■ **TO DO**: Select and copy out every line in the records containing "this".

■ **RAW RECORDS**:
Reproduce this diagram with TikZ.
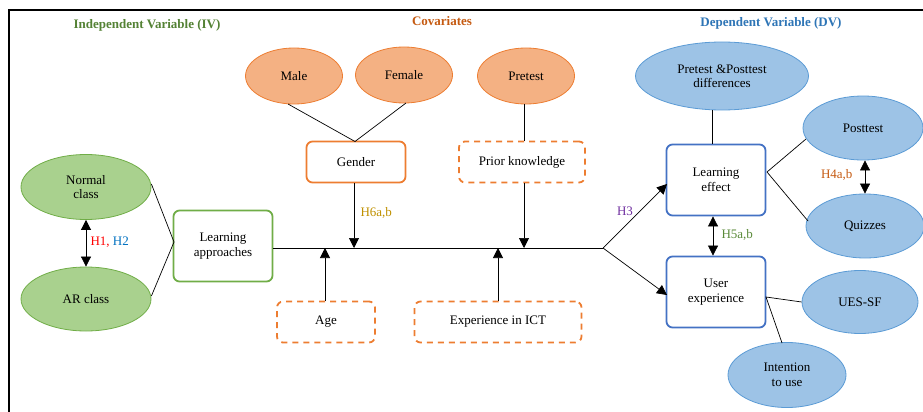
...
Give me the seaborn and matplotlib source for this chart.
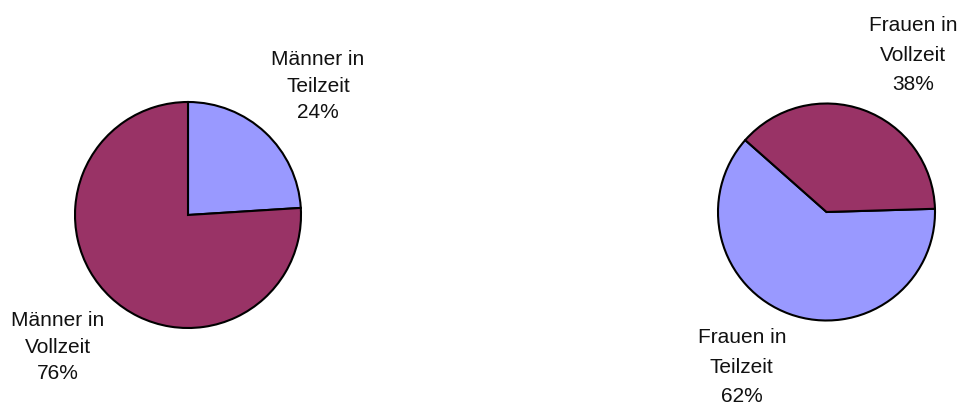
* * *
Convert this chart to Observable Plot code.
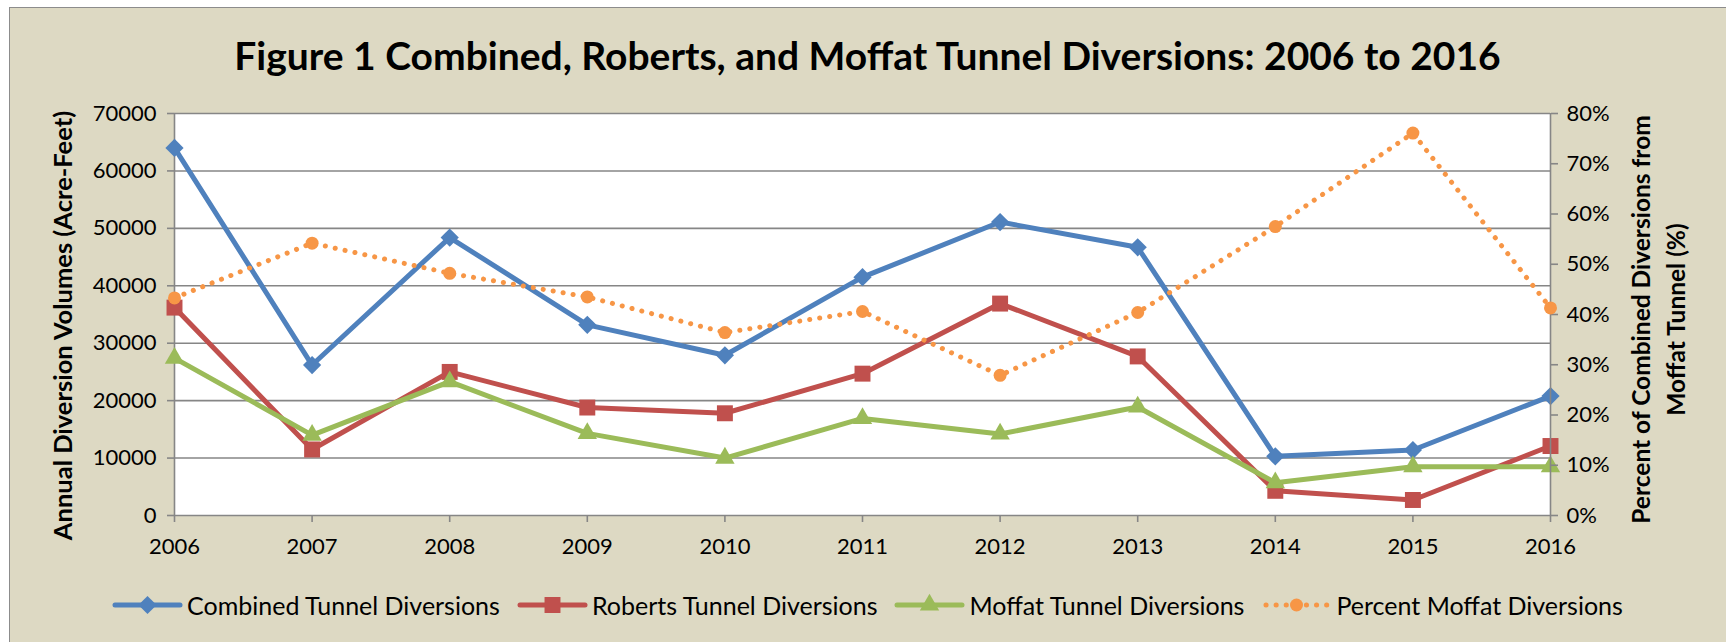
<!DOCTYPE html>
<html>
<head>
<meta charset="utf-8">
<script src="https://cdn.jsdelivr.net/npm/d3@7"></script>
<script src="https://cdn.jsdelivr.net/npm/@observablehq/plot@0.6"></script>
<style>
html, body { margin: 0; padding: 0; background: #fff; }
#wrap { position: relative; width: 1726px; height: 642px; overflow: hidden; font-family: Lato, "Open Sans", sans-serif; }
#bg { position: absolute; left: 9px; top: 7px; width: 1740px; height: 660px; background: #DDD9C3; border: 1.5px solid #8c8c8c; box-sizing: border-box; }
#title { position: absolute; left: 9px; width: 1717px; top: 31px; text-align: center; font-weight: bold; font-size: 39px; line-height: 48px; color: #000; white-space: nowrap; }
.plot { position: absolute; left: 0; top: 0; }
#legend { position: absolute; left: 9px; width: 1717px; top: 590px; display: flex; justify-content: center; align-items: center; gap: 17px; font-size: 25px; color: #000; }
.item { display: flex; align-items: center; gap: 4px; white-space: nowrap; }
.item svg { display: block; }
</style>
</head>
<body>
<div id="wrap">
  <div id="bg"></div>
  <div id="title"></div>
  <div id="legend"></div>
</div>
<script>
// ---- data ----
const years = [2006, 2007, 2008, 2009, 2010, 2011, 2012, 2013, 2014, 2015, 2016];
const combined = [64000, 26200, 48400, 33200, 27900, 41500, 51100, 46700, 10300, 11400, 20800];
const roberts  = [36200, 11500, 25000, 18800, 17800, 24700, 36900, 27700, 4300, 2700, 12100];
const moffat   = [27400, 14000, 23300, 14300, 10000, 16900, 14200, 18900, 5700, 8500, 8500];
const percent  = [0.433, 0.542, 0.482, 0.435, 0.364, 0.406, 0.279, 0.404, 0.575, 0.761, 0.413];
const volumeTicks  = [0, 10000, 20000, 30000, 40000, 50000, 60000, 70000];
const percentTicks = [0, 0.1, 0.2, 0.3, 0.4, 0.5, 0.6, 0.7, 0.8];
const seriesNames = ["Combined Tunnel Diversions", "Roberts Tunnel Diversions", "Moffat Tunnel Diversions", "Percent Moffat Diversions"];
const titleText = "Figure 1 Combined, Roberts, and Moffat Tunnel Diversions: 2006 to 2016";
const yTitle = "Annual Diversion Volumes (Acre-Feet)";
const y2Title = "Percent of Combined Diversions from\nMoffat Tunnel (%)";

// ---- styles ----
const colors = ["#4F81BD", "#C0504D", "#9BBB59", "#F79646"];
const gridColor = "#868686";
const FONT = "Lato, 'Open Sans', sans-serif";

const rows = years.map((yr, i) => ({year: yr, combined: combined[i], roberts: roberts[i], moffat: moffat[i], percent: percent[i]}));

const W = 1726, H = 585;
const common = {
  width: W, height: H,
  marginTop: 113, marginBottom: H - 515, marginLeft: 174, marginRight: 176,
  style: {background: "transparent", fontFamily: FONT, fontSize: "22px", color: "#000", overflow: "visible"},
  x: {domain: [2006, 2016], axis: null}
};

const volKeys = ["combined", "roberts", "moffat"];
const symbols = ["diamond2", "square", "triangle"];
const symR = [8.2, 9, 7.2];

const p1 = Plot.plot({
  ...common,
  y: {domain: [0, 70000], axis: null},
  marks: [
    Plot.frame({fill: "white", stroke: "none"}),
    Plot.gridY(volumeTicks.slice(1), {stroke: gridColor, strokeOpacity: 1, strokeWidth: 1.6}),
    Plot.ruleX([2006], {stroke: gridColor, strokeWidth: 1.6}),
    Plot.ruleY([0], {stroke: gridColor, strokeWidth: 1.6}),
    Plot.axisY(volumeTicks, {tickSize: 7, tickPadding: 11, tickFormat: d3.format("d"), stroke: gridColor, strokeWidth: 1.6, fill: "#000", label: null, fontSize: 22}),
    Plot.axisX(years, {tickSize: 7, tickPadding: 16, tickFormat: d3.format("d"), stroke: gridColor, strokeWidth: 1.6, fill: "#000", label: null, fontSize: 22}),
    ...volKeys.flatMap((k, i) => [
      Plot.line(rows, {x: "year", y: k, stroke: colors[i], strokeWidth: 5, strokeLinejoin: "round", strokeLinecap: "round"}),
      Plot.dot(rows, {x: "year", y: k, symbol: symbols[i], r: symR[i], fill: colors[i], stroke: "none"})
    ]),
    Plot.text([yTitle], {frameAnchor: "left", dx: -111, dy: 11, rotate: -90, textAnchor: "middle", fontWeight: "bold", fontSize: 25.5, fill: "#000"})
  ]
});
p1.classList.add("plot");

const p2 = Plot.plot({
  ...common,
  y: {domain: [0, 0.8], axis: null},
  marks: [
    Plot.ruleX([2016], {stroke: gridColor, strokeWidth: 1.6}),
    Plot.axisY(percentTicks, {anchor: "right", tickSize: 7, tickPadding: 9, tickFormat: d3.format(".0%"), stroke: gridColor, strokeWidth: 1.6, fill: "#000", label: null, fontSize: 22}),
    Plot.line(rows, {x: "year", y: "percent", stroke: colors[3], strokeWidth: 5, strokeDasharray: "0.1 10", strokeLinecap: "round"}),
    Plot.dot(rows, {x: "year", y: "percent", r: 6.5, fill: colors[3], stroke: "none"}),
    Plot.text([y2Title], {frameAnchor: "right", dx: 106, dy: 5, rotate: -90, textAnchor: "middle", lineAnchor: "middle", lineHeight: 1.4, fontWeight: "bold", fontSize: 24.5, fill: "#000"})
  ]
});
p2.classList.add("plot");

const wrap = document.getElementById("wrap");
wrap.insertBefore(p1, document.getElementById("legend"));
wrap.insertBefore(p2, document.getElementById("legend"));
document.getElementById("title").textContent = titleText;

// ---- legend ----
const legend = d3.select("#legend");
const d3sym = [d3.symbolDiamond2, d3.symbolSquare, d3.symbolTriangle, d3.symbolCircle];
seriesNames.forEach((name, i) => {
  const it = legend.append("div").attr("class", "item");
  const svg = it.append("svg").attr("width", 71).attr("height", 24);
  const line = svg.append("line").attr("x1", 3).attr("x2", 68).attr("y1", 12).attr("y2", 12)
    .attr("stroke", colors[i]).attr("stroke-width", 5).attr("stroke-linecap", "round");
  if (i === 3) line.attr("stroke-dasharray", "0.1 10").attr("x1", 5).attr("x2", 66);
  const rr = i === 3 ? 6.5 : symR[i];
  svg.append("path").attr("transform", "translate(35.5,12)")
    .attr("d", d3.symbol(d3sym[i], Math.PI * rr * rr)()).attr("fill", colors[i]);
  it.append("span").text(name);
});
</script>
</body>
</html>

■ **EXERCISE SOLUTION**:
Reproduce this diagram with TikZ.
Give me the seaborn and matplotlib source for this chart.
Convert this chart to Observable Plot code.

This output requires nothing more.